Shelov began sharing this process with students, first at Yale University where he is an adjunct professor, and then with younger students. Inspired by the film School of Rock and the true story it is based on, Shelov decided to create what he calls a School of Rock-type program for Marvel or Harry Potter fans. He envisioned kids writing in groups exactly the way a TV show writer's room would operate. Once they completed the program, students would leave with a physical book they had published together.
To make this dream a reality, Shelov recruited Yale drama students to lead Written Out Loud classes. Shelov and his team also train educators who want to implement the program in their curriculum.
What Written Out Loud Looks Like in Practice
Written Out Loud has a core 16-hour curriculum that immerses children in storytelling conventions such as the hero’s journey. These 16 hours can be broken up over a variety of ways and can be delivered by a Written Out Loud instructor in-person or via video conference.
“It can be an intensive two-week period, which we offer in the summer as a day camp, where you make two hours a day, four days a week for two weeks, or it can be spaced out once a week after school as an enrichment program,” Shelov says.
Written Out Loud can also train K-12 educators. Byram Hills Central School District in Armonk, New York, has built Written Out Loud teaching strategies into its ELA curriculum for eighth graders after running a successful pilot program.
“We liked that the students worked in collaborative teams to write, we thought that was an interesting element of it,” says Duane Smith, the English Department chairperson. “The fact that they all received a published copy of a book by the end of it was just so appealing. We've been looking for ways to celebrate student writing over the years.”

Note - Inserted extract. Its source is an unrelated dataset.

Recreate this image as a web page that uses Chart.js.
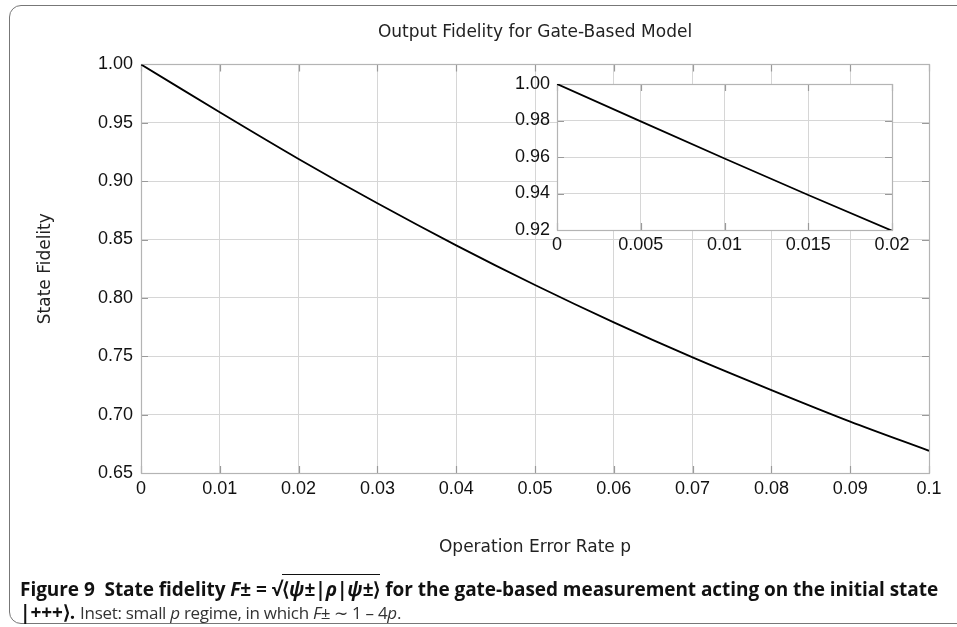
<!DOCTYPE html>
<html><head><meta charset="utf-8">
<script src="https://cdn.jsdelivr.net/npm/chart.js@4.4.1/dist/chart.umd.min.js"></script>
<style>
html,body{margin:0;padding:0;background:#fff;}
body{width:957px;height:627px;position:relative;overflow:hidden;}
#frame{position:absolute;left:9px;top:5px;width:990px;height:619px;border:1.5px solid #777;border-radius:12px;box-sizing:border-box;}
#main{position:absolute;left:0;top:0;}
#inset{position:absolute;left:480px;top:66px;}
#caption{position:absolute;left:20px;top:578px;font-family:"Open Sans",Lato,sans-serif;font-size:19px;line-height:23px;color:#111;white-space:nowrap;letter-spacing:-0.05px;}
#caption b{font-weight:700;}
#caption .reg{font-weight:normal;color:#333;font-size:17px;letter-spacing:-0.3px;}
#caption .ov{border-top:1.5px solid #111;padding-top:1px;}
</style></head>
<body>
<div id="frame"></div>
<canvas id="main" width="957" height="627"></canvas>
<canvas id="inset" width="440" height="200"></canvas>
<div id="caption"><b>Figure 9&nbsp; State fidelity <i>F</i>± = √<span class="ov">⟨<i>ψ</i>±|<i>ρ</i>|<i>ψ</i>±⟩</span> for the gate-based measurement acting on the initial state</b><br><b>|+++⟩.</b> <span class="reg">Inset: small <i>p</i> regime, in which <i>F</i>± ∼ 1 – 4<i>p</i>.</span></div>
<script>
// ---- data ----
const pValues = [0, 0.01, 0.02, 0.03, 0.04, 0.05, 0.06, 0.07, 0.08, 0.09, 0.10];
const fidelity = [1.000, 0.959, 0.919, 0.881, 0.845, 0.811, 0.779, 0.749, 0.721, 0.694, 0.669];
const xTickLabels = ['0','0.01','0.02','0.03','0.04','0.05','0.06','0.07','0.08','0.09','0.1'];
const yTickLabels = ['0.65','0.70','0.75','0.80','0.85','0.90','0.95','1.00'];

const insetP = [0, 0.005, 0.010, 0.015, 0.020];
const insetF = [1.000, 0.9795, 0.9592, 0.9392, 0.9196];
const insetXTickLabels = ['0','0.005','0.01','0.015','0.02'];
const insetYTickLabels = ['0.92','0.94','0.96','0.98','1.00'];

const TICK_FONT = {family:'"Liberation Sans", Arial, sans-serif', size:18};
const TITLE_FONT = {family:'"DejaVu Sans", sans-serif', size:17, weight:'normal', lineHeight:1.2};
const GRID = '#d6d6d6';

const frameTicks = {
  id:'frameTicks',
  beforeDraw(chart, args, opts){
    if(!opts.fill) return;
    const a = chart.chartArea, c = chart.ctx;
    c.save(); c.fillStyle = '#fff'; c.fillRect(a.left, a.top, a.right-a.left, a.bottom-a.top); c.restore();
  },
  beforeDatasetsDraw(chart){
    const a = chart.chartArea, c = chart.ctx, xs = chart.scales.x, ys = chart.scales.y, L = 7;
    c.save();
    c.strokeStyle = '#9a9a9a'; c.lineWidth = 1.2;
    c.beginPath();
    xs.ticks.forEach(t => { const x = Math.round(xs.getPixelForValue(t.value))+0.5;
      c.moveTo(x, a.bottom); c.lineTo(x, a.bottom-L); c.moveTo(x, a.top); c.lineTo(x, a.top+L); });
    ys.ticks.forEach(t => { const y = Math.round(ys.getPixelForValue(t.value))+0.5;
      c.moveTo(a.left, y); c.lineTo(a.left+L, y); c.moveTo(a.right, y); c.lineTo(a.right-L, y); });
    c.stroke();
    c.strokeStyle = '#b4b4b4'; c.lineWidth = 1.2;
    c.strokeRect(Math.round(a.left)+0.5, Math.round(a.top)+0.5, Math.round(a.right-a.left), Math.round(a.bottom-a.top));
    c.restore();
  }
};

function pts(xs, ys){ return xs.map((x,i)=>({x, y: ys[i]})); }

new Chart(document.getElementById('main'), {
  type:'line',
  data:{datasets:[{data:pts(pValues, fidelity), borderColor:'#000', borderWidth:1.8, pointRadius:0, tension:0.3, fill:false}]},
  plugins:[frameTicks],
  options:{
    responsive:false, animation:false, events:[],
    layout:{padding:{left:0, right:28, top:0, bottom:57}},
    plugins:{
      legend:{display:false}, tooltip:{enabled:false},
      title:{display:true, fullSize:false, text:'Output Fidelity for Gate-Based Model', color:'#222',
        font:TITLE_FONT, padding:{top:22, bottom:22}},
      frameTicks:{fill:false}
    },
    scales:{
      x:{type:'linear', min:0, max:0.1,
        afterFit(s){ s.height = 97; },
        ticks:{stepSize:0.01, color:'#111', font:TICK_FONT, padding:5, maxRotation:0, autoSkip:false,
          callback:(v,i)=>xTickLabels[i]},
        grid:{color:GRID, lineWidth:1, drawTicks:false, tickLength:0},
        border:{display:false},
        title:{display:true, text:'Operation Error Rate p', color:'#222',
          font:TITLE_FONT, padding:{top:0, bottom:12}}
      },
      y:{type:'linear', min:0.65, max:1.0,
        afterFit(s){ s.width = 141; },
        ticks:{stepSize:0.05, color:'#111', font:TICK_FONT, padding:8, autoSkip:false,
          callback:(v,i)=>yTickLabels[i]},
        grid:{color:GRID, lineWidth:1, drawTicks:false, tickLength:0},
        border:{display:false},
        title:{display:true, text:'State Fidelity', color:'#222',
          font:TITLE_FONT, padding:{top:35, bottom:0}}
      }
    }
  }
});

new Chart(document.getElementById('inset'), {
  type:'line',
  data:{datasets:[{data:pts(insetP, insetF), borderColor:'#000', borderWidth:1.8, pointRadius:0, tension:0, fill:false}]},
  plugins:[frameTicks],
  options:{
    responsive:false, animation:false, events:[],
    layout:{padding:{left:0, right:28, top:18, bottom:0}},
    plugins:{legend:{display:false}, tooltip:{enabled:false}, title:{display:false}, frameTicks:{fill:true}},
    scales:{
      x:{type:'linear', min:0, max:0.02,
        afterFit(s){ s.height = 36; },
        ticks:{stepSize:0.005, color:'#111', font:TICK_FONT, padding:4, maxRotation:0, autoSkip:false,
          callback:(v,i)=>insetXTickLabels[i]},
        grid:{color:GRID, lineWidth:1, drawTicks:false, tickLength:0},
        border:{display:false}
      },
      y:{type:'linear', min:0.92, max:1.0,
        afterFit(s){ s.width = 77; },
        ticks:{stepSize:0.02, color:'#111', font:TICK_FONT, padding:7, autoSkip:false,
          callback:(v,i)=>insetYTickLabels[i]},
        grid:{color:GRID, lineWidth:1, drawTicks:false, tickLength:0},
        border:{display:false}
      }
    }
  }
});
</script>
</body></html>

The students have responded to this interactive form of storytelling. “There's a lot less pressure when I say to the students, ‘Sit down in a group of four. I need you guys to start coming up with some ideas for a story. And all you have to do is talk about them. Who are your main characters? What is the major conflict that's going to drive the story? You don't have to do any writing,'” Smith says. “So for the students, it becomes somewhat freeing, in that they can open up their creativity without feeling the pressure of having to put words down on the page.”
The collaborative process also helps students learn to give and receive feedback. “I've seen these sessions in the class where a group of three or four students will get up in front of the class, and they'll pitch their story idea, and the class will ask them questions, point out little inaccuracies if they see any,” Smith says. “It turns into another lesson on how to give good feedback, how to actually help somebody write a better story. If you think about the traditional way, we give feedback, it is comments on a paper, it's not nearly as in the moment.”
How Much Does Written Out Loud Cost?
Written Out Loud ranges in price from $59 to $429 per student, depending on whether the program taught in school as an ELA unit (by classroom teachers) or as an enrichment program or summer camp and taught by Written Out Loud teachers.
Written Out Loud also runs cohorts for kids and adults online that students or educators can sign up for outside of school.
Writing Lessons and Beyond
Smith says one of the keys to teaching reluctant writers is to get students to start thinking of themselves as authors. “The students I have who are reluctant writers, or reluctant readers, sometimes don't see themselves in that way,” he says. “So just reframing their own thoughts about who they are as a writer and saying, ‘Look, I'm capable. I can do this. I can write.’”
Shelov says writing also helps teach empathy and prepare students for various careers. “If you're a social worker, if you're an attorney, if you're a doctor, if you are a parent, being able to actually listen to the opinions of those around you, and synthesize a single narrative that follows the hero's journey [is important],” he says. “This requires not only an understanding of what the hero's journey is, but it takes a real sense of empathy and courage.”
He adds, “Believe very strongly that whatever path a child walks in life, having a mastery of the craft of storytelling is going to elevate that.”